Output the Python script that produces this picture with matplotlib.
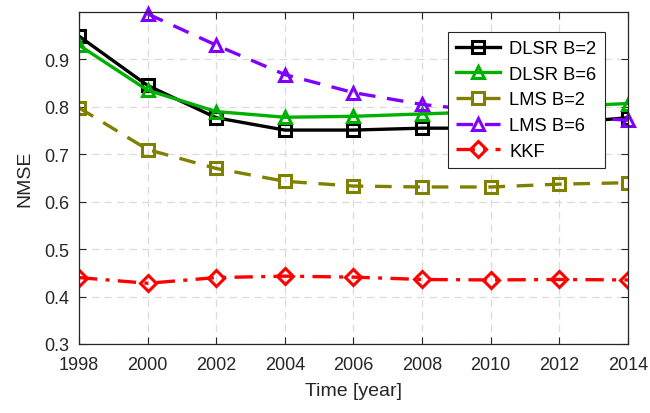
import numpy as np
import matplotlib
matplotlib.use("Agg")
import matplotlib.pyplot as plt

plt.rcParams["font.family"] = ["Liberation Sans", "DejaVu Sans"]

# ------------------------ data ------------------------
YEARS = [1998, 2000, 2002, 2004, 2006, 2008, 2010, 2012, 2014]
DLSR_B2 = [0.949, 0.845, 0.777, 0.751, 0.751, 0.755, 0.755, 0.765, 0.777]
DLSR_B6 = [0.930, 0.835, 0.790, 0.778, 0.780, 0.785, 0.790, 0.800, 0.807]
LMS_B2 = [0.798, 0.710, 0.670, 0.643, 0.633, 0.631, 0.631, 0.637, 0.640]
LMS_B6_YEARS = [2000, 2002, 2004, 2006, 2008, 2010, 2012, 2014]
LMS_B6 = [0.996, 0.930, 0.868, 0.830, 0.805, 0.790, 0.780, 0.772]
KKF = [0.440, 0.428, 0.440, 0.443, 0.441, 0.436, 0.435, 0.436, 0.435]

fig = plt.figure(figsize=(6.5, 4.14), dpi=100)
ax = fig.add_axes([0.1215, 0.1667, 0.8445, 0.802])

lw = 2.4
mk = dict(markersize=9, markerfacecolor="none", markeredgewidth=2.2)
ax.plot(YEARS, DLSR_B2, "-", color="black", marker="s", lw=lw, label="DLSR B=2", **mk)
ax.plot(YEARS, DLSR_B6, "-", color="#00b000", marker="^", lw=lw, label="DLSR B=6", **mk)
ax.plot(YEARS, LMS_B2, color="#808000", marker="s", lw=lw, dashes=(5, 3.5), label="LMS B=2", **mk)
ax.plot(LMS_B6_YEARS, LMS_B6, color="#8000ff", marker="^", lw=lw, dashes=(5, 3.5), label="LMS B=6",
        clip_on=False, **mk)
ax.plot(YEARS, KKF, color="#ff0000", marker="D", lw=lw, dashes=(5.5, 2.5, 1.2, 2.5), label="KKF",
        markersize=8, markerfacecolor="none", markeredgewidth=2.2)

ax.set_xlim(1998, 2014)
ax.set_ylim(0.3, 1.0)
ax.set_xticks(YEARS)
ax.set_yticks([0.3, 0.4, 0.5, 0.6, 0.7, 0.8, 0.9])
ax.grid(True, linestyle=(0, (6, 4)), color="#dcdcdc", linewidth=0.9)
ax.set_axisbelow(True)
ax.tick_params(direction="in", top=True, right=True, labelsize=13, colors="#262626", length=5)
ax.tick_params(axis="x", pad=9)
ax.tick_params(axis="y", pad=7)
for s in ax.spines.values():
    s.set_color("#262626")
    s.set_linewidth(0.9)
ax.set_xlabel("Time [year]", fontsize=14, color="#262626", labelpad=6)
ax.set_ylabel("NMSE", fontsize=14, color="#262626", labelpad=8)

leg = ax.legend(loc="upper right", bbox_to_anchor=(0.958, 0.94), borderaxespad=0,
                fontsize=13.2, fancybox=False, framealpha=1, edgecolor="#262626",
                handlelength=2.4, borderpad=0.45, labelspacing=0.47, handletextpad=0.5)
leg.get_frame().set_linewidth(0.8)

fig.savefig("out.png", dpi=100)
▬▬▬
:: Task details ::
Count the lines that include the word "matplotlib" and state the result as a bare number.

:: The solution ::
4